Les scénaristes de jeux vidéos déploient des techniques narratives nouvelles et originales, qui brouillent les frontières entre spectateur et acteur, utilisateur et narrateur. Un exercice qui les amène à dialoguer avec les univers du cinéma et de la littérature.
- Mohamed Megdoul fondateur et directeur de la rédaction de la revue "Immersion"
- Sébastien Renard Scénariste (lead writer) chez Asobo notamment sur les deux jeux Plague of Tale
Un jeu vidéo, c’est un ou plusieurs héros, des personnages secondaires, un univers, une bande-son, une carte et ses frontières... et surtout, un jeu vidéo, c’est une histoire. Une narration sur une ligne de crête, entre l’ouvert et le fermé, entre la multiplication de possibles et la prédestination. Le jeu introduit un rapport direct entre l’utilisateur et le narrateur, pour satisfaire des gamers goûtant à l’impression d’être eux-mêmes le centre d’une histoire.
Mais comment écrit-on de telles histoires, comment dessine-t-on de telles cartes, comment décide-t-on à quel moment laisser de l’autonomie au joueur et à quel moment l’emmener dans la direction que l’on souhaite ? Qu’est-ce qu’écrire une narration partiellement tenue par l’usage même du jeu ?
Les créateurs de jeux ne travaillent pas comme les auteurs de romans ou les cinéastes, tout entier tourné vers la conception d’objets abolissant au maximum les frontières entre acteur et spectateur.
Des jeux et des émotions
Mohamed Megdoul le jure : il a déjà pleuré devant un jeu vidéo. "Beaucoup de jeux m'ont beaucoup touché, les jeux provoquent des émotions, à cause de l'histoire qu'on nous raconte, et puis on apprécie des personnages qu'on 'pratique', ça développe une empathie un peu étrange."
Pour lui, comme la littérature ou le cinéma, le jeu permet de mieux comprendre ce qui nous anime, ce qui nous entoure ; nos vie. 'Dans 'A Plague Tale' par exemple, la relation entre la soeur et le frère qu'on joue est très parlante, je pense qu'elle peut rentrer en écho avec beaucoup de gens sur la fraternité, le lien, la parentalité..."
Une écriture pour l'interactivité
Sébastien Renard, scénariste de 'A Plague Tale' explique la manière de concevoir un jeu.
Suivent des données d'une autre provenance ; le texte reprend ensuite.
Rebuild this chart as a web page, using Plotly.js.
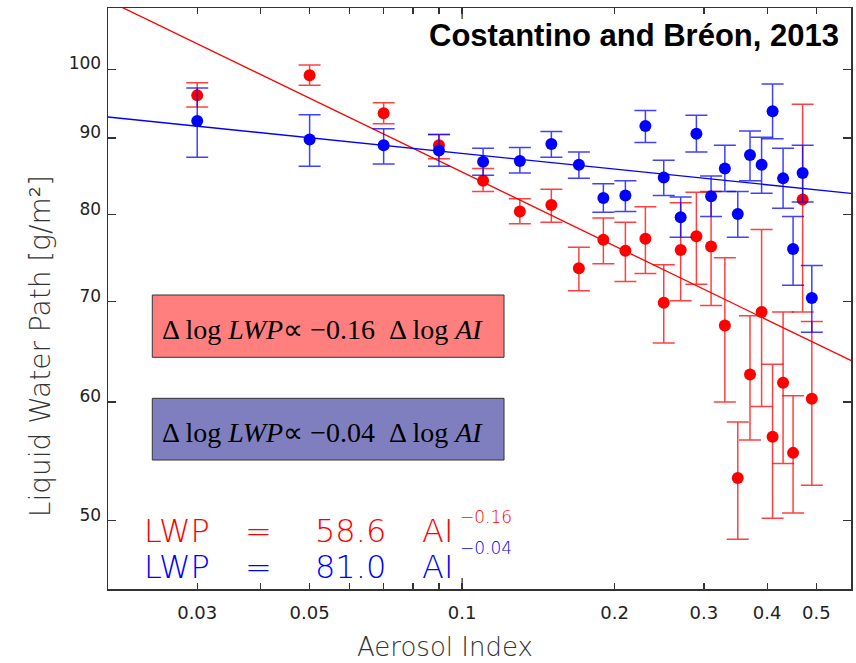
<!DOCTYPE html>
<html>
<head>
<meta charset="utf-8">
<script src="https://cdn.plot.ly/plotly-3.0.1.min.js"></script>
<style>html,body{margin:0;padding:0;background:#fff;}#chart{width:856px;height:663px;}</style>
</head>
<body>
<div id="chart"></div>
<script>
// Aerosol Index bins
const aerosolIndex = [0.03,0.05,0.07,0.09,0.11,0.13,0.15,0.17,0.19,0.21,0.23,0.25,0.27,0.29,0.31,0.33,0.35,0.37,0.39,0.41,0.43,0.45,0.47,0.49];

// Red series (LWP, upper and lower error bounds)
const redLWP   = [96.1,99.1,93.5,89.0,84.3,80.4,81.2,73.7,77.0,75.7,77.1,69.9,75.8,77.4,76.2,67.5,53.4,62.6,68.9,56.9,61.8,55.5,81.9,60.3];
const redUpper = [98.0,100.7,95.0,90.5,85.9,82.0,83.2,76.1,79.6,79.1,81.0,74.1,81.5,82.8,82.9,74.9,58.2,68.5,78.2,63.6,68.9,60.6,94.8,67.9];
const redLower = [94.4,97.6,92.0,87.2,82.9,78.9,79.1,71.2,74.2,72.2,73.1,65.7,70.1,71.9,69.6,60.0,48.6,56.6,59.6,50.2,54.6,50.6,68.9,52.8];

// Blue series
const blueLWP   = [92.4,89.8,89.0,88.3,86.8,86.9,89.2,86.4,82.1,82.4,91.7,84.7,79.7,90.6,82.3,85.9,80.1,87.7,86.4,93.8,84.6,75.9,85.3,70.4];
const blueUpper = [97.2,93.3,91.3,90.5,88.6,88.7,90.9,88.1,83.9,84.3,93.9,87.0,82.2,93.2,84.9,89.0,82.9,91.0,90.1,97.8,88.6,79.8,89.0,74.0];
const blueLower = [87.4,86.2,86.5,86.2,85.0,85.3,87.4,84.6,80.3,80.4,89.4,82.4,77.3,88.1,79.8,82.9,77.3,84.3,82.7,89.9,80.8,71.8,81.6,66.8];

// Fit lines (end points)
const fitX      = [0.018, 0.6];
const redFitY   = [113.1, 63.7];
const blueFitY  = [93.3, 82.6];

// Tick labels
const xTickVals  = [0.03,0.05,0.1,0.2,0.3,0.4,0.5];
const xTickText  = ['0.03','0.05','0.1','0.2','0.3','0.4','0.5'];
const xMinorVals = [0.04,0.06,0.07,0.08,0.09];
const yTickVals  = [50,60,70,80,90,100];
const yTickText  = ['50','60','70','80','90','100'];

const RED = '#ff0000', BLUE = '#0000ff';
const diff = (a, b) => a.map((v, i) => v - b[i]);

const traces = [
  {x: fitX, y: redFitY, mode: 'lines', line: {color: RED, width: 1.3}, hoverinfo: 'skip', showlegend: false},
  {x: fitX, y: blueFitY, mode: 'lines', line: {color: BLUE, width: 1.3}, hoverinfo: 'skip', showlegend: false},
  {x: aerosolIndex, y: redLWP, mode: 'markers', type: 'scatter',
   marker: {color: RED, size: 12},
   error_y: {type: 'data', symmetric: false, array: diff(redUpper, redLWP), arrayminus: diff(redLWP, redLower),
             color: 'rgba(255,0,0,0.75)', thickness: 1.5, width: 11},
   showlegend: false},
  {x: aerosolIndex, y: blueLWP, mode: 'markers', type: 'scatter',
   marker: {color: BLUE, size: 12},
   error_y: {type: 'data', symmetric: false, array: diff(blueUpper, blueLWP), arrayminus: diff(blueLWP, blueLower),
             color: 'rgba(0,0,255,0.75)', thickness: 1.5, width: 11},
   showlegend: false}
];

const axisCol = '#333';
const tickFont = {family: 'DejaVu Sans', size: 17, color: '#222'};
const eqFont = (c, s) => ({family: 'DejaVu Sans', size: s, color: c, weight: 200});
const boxFont = {family: 'Liberation Serif, Times New Roman, serif', size: 28, color: '#000'};
const EQ = 32;
const yR = 0.1000, yB = 0.0380;

const layout = {
  width: 856, height: 663,
  margin: {l: 108, r: 5, t: 8, b: 74},
  paper_bgcolor: '#fff', plot_bgcolor: '#fff',
  xaxis: {
    type: 'log', range: [Math.log10(0.02), Math.log10(0.5855)],
    tickmode: 'array', tickvals: xTickVals, ticktext: xTickText,
    ticks: 'inside', ticklen: 6, tickwidth: 1.3, tickcolor: axisCol,
    minor: {tickmode: 'array', tickvals: xMinorVals, ticks: 'inside', ticklen: 6, tickwidth: 1.3, tickcolor: axisCol, showgrid: false},
    showline: true, linecolor: axisCol, linewidth: 1.5, mirror: 'allticks',
    showgrid: false, zeroline: false, tickfont: {family: 'DejaVu Sans', size: 18, color: '#222'},
    ticklabelstandoff: 7
  },
  yaxis: {
    type: 'log', range: [Math.log10(45.03), Math.log10(109.9)],
    tickmode: 'array', tickvals: yTickVals, ticktext: yTickText,
    ticks: 'inside', ticklen: 8, tickwidth: 1.3, tickcolor: axisCol,
    showline: true, linecolor: axisCol, linewidth: 1.5, mirror: 'allticks',
    showgrid: false, zeroline: false, tickfont: tickFont,
    ticklabelshift: -6, ticklabelstandoff: 2
  },
  shapes: [
    {type: 'line', xref: 'x', yref: 'paper', x0: 0.1, x1: 0.1, y0: 0, y1: 11, ysizemode: 'pixel', yanchor: 0, line: {color: axisCol, width: 1.3}},
    {type: 'line', xref: 'x', yref: 'paper', x0: 0.1, x1: 0.1, y0: 0, y1: -11, ysizemode: 'pixel', yanchor: 1, line: {color: axisCol, width: 1.3}},
    {type: 'rect', xref: 'paper', yref: 'paper', x0: 0.0596, x1: 0.533, y0: 0.3988, y1: 0.506,
     fillcolor: '#ff7f7f', line: {color: '#333', width: 1}},
    {type: 'rect', xref: 'paper', yref: 'paper', x0: 0.0596, x1: 0.533, y0: 0.222, y1: 0.3282,
     fillcolor: '#7f7fbf', line: {color: '#333', width: 1}}
  ],
  annotations: [
    {xref: 'paper', yref: 'paper', x: 0.9865, y: 0.952, xanchor: 'right', yanchor: 'middle', showarrow: false,
     text: '<b>Costantino and Bréon, 2013</b>', font: {family: 'Liberation Sans, Arial', size: 31, color: '#000'}},
    {xref: 'paper', yref: 'paper', x: 0.0700, y: 0.4458, xanchor: 'left', yanchor: 'middle', showarrow: false,
     text: 'Δ log <i>LWP</i>∝ −0.16  Δ log <i>AI</i>', font: boxFont},
    {xref: 'paper', yref: 'paper', x: 0.0700, y: 0.2697, xanchor: 'left', yanchor: 'middle', showarrow: false,
     text: 'Δ log <i>LWP</i>∝ −0.04  Δ log <i>AI</i>', font: boxFont},
    // equations
    {xref: 'paper', yref: 'paper', x: 0.0458, y: yR, xanchor: 'left', yanchor: 'middle', showarrow: false, text: 'LWP', font: eqFont(RED, EQ)},
    {xref: 'paper', yref: 'paper', x: 0.1817, y: yR, xanchor: 'left', yanchor: 'middle', showarrow: false, text: '=', font: eqFont(RED, EQ)},
    {xref: 'paper', yref: 'paper', x: 0.2759, y: yR, xanchor: 'left', yanchor: 'middle', showarrow: false, text: '58.6', font: eqFont(RED, EQ)},
    {xref: 'paper', yref: 'paper', x: 0.4199, y: yR, xanchor: 'left', yanchor: 'middle', showarrow: false, text: 'AI', font: eqFont(RED, EQ)},
    {xref: 'paper', yref: 'paper', x: 0.4711, y: 0.1239, xanchor: 'left', yanchor: 'middle', showarrow: false, text: '−0.16', font: eqFont(RED, 17)},
    {xref: 'paper', yref: 'paper', x: 0.0458, y: yB, xanchor: 'left', yanchor: 'middle', showarrow: false, text: 'LWP', font: eqFont(BLUE, EQ)},
    {xref: 'paper', yref: 'paper', x: 0.1817, y: yB, xanchor: 'left', yanchor: 'middle', showarrow: false, text: '=', font: eqFont(BLUE, EQ)},
    {xref: 'paper', yref: 'paper', x: 0.2759, y: yB, xanchor: 'left', yanchor: 'middle', showarrow: false, text: '81.0', font: eqFont(BLUE, EQ)},
    {xref: 'paper', yref: 'paper', x: 0.4199, y: yB, xanchor: 'left', yanchor: 'middle', showarrow: false, text: 'AI', font: eqFont(BLUE, EQ)},
    {xref: 'paper', yref: 'paper', x: 0.4711, y: 0.0706, xanchor: 'left', yanchor: 'middle', showarrow: false, text: '−0.04', font: eqFont(BLUE, 17)},
    // axis titles
    {xref: 'paper', yref: 'paper', x: 0.4536, y: -0.0995, xanchor: 'center', yanchor: 'middle', showarrow: false,
     text: 'Aerosol Index', font: {family: 'DejaVu Sans', size: 26, color: '#333', weight: 200}},
    {xref: 'paper', yref: 'paper', x: -0.0915, y: 0.418, xanchor: 'center', yanchor: 'middle', showarrow: false, textangle: -90,
     text: 'Liquid Water Path [g/m²]', font: {family: 'DejaVu Sans', size: 28, color: '#333', weight: 200}}
  ]
};

Plotly.newPlot('chart', traces, layout, {displayModeBar: false, staticPlot: true});
</script>
</body>
</html>
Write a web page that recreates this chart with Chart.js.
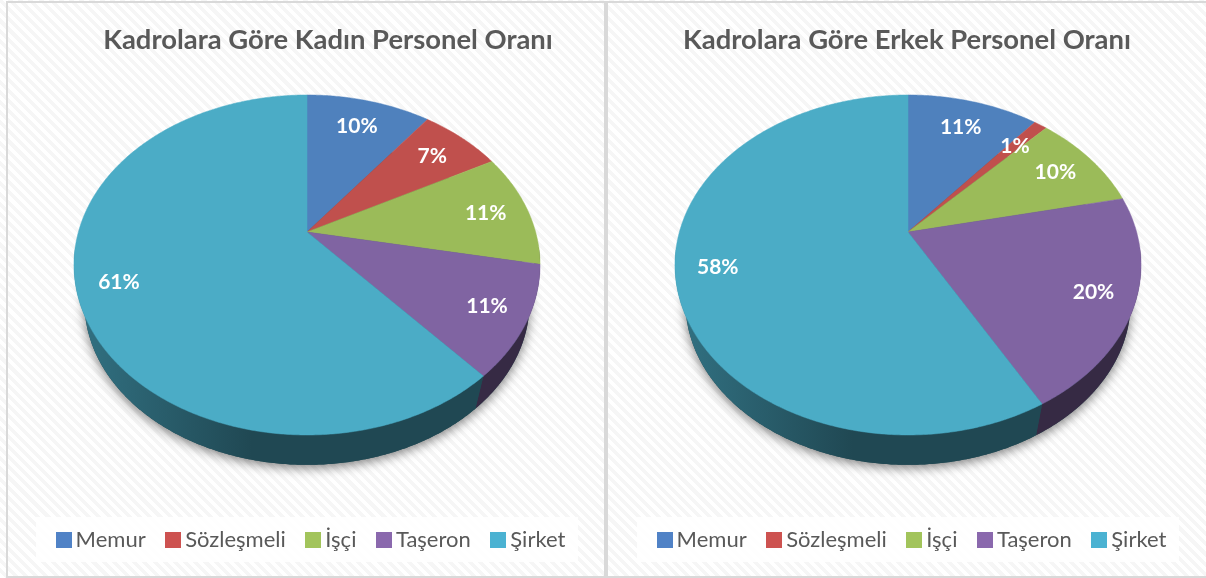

Une écriture différente de celle d'un roman ou d'un film. "Il s'agit de penser à l'histoire mais aussi à l'expérience interactive. On ne peut pas simplement montrer et raconter une histoire, il faut la faire vivre. On passe donc du temps à élaborer un 'game play', qui est l'ensemble des règles qui vont régir le rapport du joueur au jeu. Chaque mot que j'écris comme scénariste va engager des tas de métiers derrière. C'est un travail d'équipe tout du long."
"La première chose que se demande un joueur en lançant son jeu, ça n'est pas 'qu'est ce qu'on me raconte ?, mais qu'est ce que je dois faire ?", souligne Mohamed Megdoul. "L'histoire vient renforcer l'implication du joueur. Tout s'articule dans le jeu vidéo. On peut séparer ce qui a trait au scénario et ce qui a trait au 'gameplay', mais les deux se nourrissent. Par exemple dans 'A Plague Tale', qui est un jeu plutôt linéaire, on nous aménage quand même des libertés. À un moment, on arrive dans un marché. On peut soit remplir son objectif précis, rejoindre une maison, ou déambuler dans le marché, interagir avec des personnages secondaires qui nous racontent des petites histoires. Le jeu vidéo, c'est ça : des espaces de liberté et d'interactivité narrative."